For forty-five-year old Raju, a resident of Bhovi colony in Thyagarajnagar, the going has been tough during the last three weeks. With absolutely no income to feed his family of three, he has been borrowing from his neighbours, and from local money lenders at very high rates of interest.

Raju is among the several lakhs of construction workers across the State whose lives have gone haywire owing to the sand transporters strike, which entered its 20th day on Thursday.

“Some good neighbours, who work in other sectors, have come to our rescue. But, we are more dependent on neighbourhood money lenders, who charge us hefty interest. For every Rs. 1,000 that we borrow, the money lender gives us only Rs. 800. We have to return Rs. 100 every week for ten weeks,” said Raju whose 18-year-old son is also a construction worker.

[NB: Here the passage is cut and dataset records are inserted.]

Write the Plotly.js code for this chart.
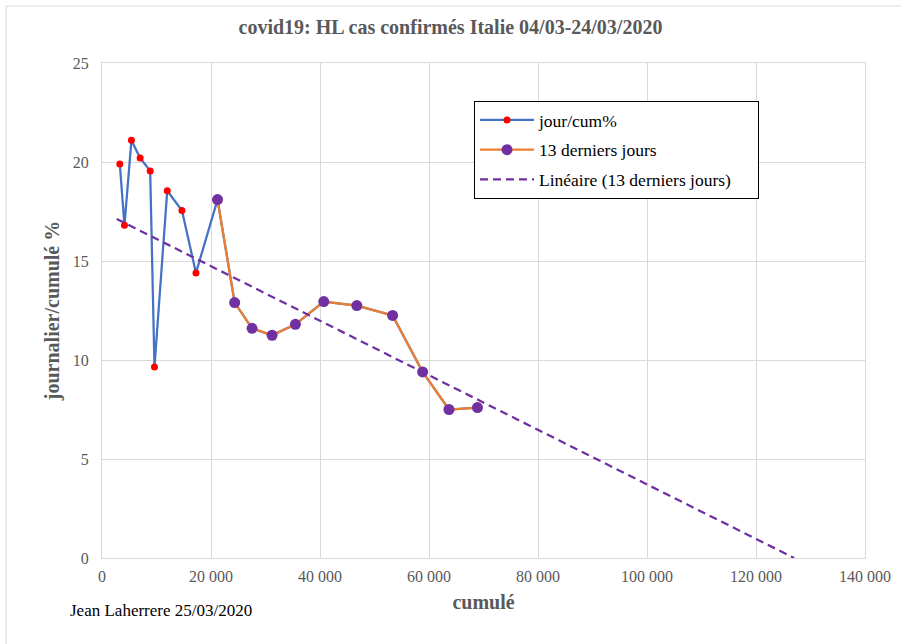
<!DOCTYPE html>
<html>
<head>
<meta charset="utf-8">
<script src="https://cdn.plot.ly/plotly-3.0.1.min.js"></script>
<style>
  html, body { margin: 0; padding: 0; background: #fff; }
  #chart { width: 901px; height: 644px; }
</style>
</head>
<body>
<div id="chart"></div>
<script>
// cumulative confirmed cases (x) and daily/cumulative % (y)
const cumul = [3270, 4120, 5400, 7000, 8840, 9630, 11970, 14670, 17240, 21200,
               24340, 27530, 31210, 35490, 40690, 46760, 53320, 58830, 63670, 68890];
const jourCum = [19.9, 16.8, 21.1, 20.2, 19.55, 9.65, 18.55, 17.55, 14.4, 18.1,
                 12.9, 11.6, 11.25, 11.8, 12.95, 12.75, 12.25, 9.4, 7.5, 7.6];

// last days series
const lastCumul = [21200, 24340, 27530, 31210, 35490, 40690, 46760, 53320, 58830, 63670, 68890];
const lastJourCum = [18.1, 12.9, 11.6, 11.25, 11.8, 12.95, 12.75, 12.25, 9.4, 7.5, 7.6];

// linear trend (13 derniers jours) end points
const trendX = [2700, 127000];
const trendY = [17.12, 0];

const xTicks = [0, 20000, 40000, 60000, 80000, 100000, 120000, 140000];
const yTicks = [0, 5, 10, 15, 20, 25];

const serif = "'Liberation Serif', 'Times New Roman', serif";
const gray = '#595959';
const grid = '#d9d9d9';
const pad = '&nbsp;&nbsp;&nbsp;&nbsp;&nbsp;';

const traces = [
  {
    x: cumul, y: jourCum, name: 'jour/cum%', type: 'scatter', mode: 'lines+markers',
    line: { color: '#4472C4', width: 2.25 },
    marker: { color: '#FF0000', size: 7 },
    legendgroup: 'a'
  },
  {
    x: lastCumul, y: lastJourCum, name: '13 derniers jours', type: 'scatter', mode: 'lines+markers',
    line: { color: '#ED7D31', width: 2.25 },
    marker: { color: '#7030A0', size: 11 },
    legendgroup: 'b'
  },
  {
    x: trendX, y: trendY, name: 'Linéaire (13 derniers jours)' + pad, type: 'scatter', mode: 'lines',
    line: { color: '#7030A0', width: 2.25, dash: '8px,5px' },
    legendgroup: 'c'
  }
];

const layout = {
  width: 901, height: 644,
  margin: { l: 102, r: 36, t: 63, b: 86 },
  paper_bgcolor: '#fff', plot_bgcolor: '#fff',
  separators: ', ',
  font: { family: serif, size: 16, color: gray },
  title: {
    text: '<b>covid19: HL cas confirmés Italie 04/03-24/03/2020</b>',
    font: { family: serif, size: 20, color: gray },
    x: 0.5, xanchor: 'center', y: 1 - 27 / 644, yanchor: 'middle'
  },
  xaxis: {
    range: [0, 140000], tickvals: xTicks, tickformat: ',d',
    showgrid: true, gridcolor: grid, gridwidth: 1,
    showline: true, linecolor: grid, linewidth: 1, mirror: true,
    zeroline: false, ticks: '', ticklen: 0, ticklabelstandoff: 4,
    tickfont: { family: serif, size: 16, color: gray },
    title: { text: '<b>cumulé</b>', font: { family: serif, size: 20, color: gray }, standoff: 10 }
  },
  yaxis: {
    range: [0, 25], tickvals: yTicks,
    showgrid: true, gridcolor: grid, gridwidth: 1,
    showline: true, linecolor: grid, linewidth: 1, mirror: true,
    zeroline: false, ticks: '', ticklen: 0, ticklabelstandoff: 9,
    tickfont: { family: serif, size: 16, color: gray },
    title: { text: '<b>journalier/cumulé %</b>', font: { family: serif, size: 20, color: gray }, standoff: 7 }
  },
  showlegend: true,
  legend: {
    x: (474 - 102) / 763, xanchor: 'left',
    y: 1 - (101 - 63) / 495, yanchor: 'top',
    bgcolor: '#fff', bordercolor: '#000', borderwidth: 1,
    font: { family: serif, size: 17.5, color: '#000' },
    tracegroupgap: 4, traceorder: 'grouped', itemwidth: 54
  },
  annotations: [
    {
      text: 'Jean Laherrere 25/03/2020', xref: 'paper', yref: 'paper',
      x: (68 - 102) / 763, xanchor: 'left', y: (558 - 610) / 495, yanchor: 'middle',
      showarrow: false, font: { family: serif, size: 17, color: '#000' }
    }
  ],
  shapes: [
    {
      type: 'rect', xref: 'paper', yref: 'paper',
      x0: (6 - 102) / 763, x1: 2, y0: -2, y1: 1 + (63 - 6) / 495,
      line: { color: grid, width: 1 }, fillcolor: 'rgba(0,0,0,0)', layer: 'below'
    }
  ]
};

Plotly.newPlot('chart', traces, layout, { displayModeBar: false, staticPlot: true });
</script>
</body>
</html>
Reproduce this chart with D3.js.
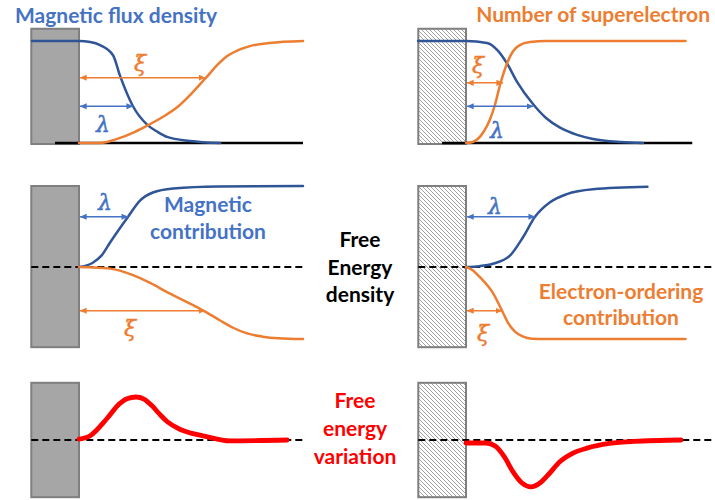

Initially, he said, when the strike began there was some work. “But it totally dried up after a week and we had to return home from the construction site empty handed since there was no sand,” he said. Earlier this week, the Karnataka State Building and other Construction Workers Federation staged a protest in the city, seeking the State government’s intervention to end the impasse.

The agitators urged the government to find a solution to the strike, which is set to intensify from the midnight of January 11 when most transport and commercial vehicles will go off the road indefinitely in support of the sand transporters’ demand.

There are at last eight lakh workers dependent on the construction industry across the State, including a lakh of them in Bangalore, who have gone without work for over two weeks now, said B.N. Raghu, a federation leader.

According to him, while many are trying to get odd jobs in other sectors, a large number of them have returned home.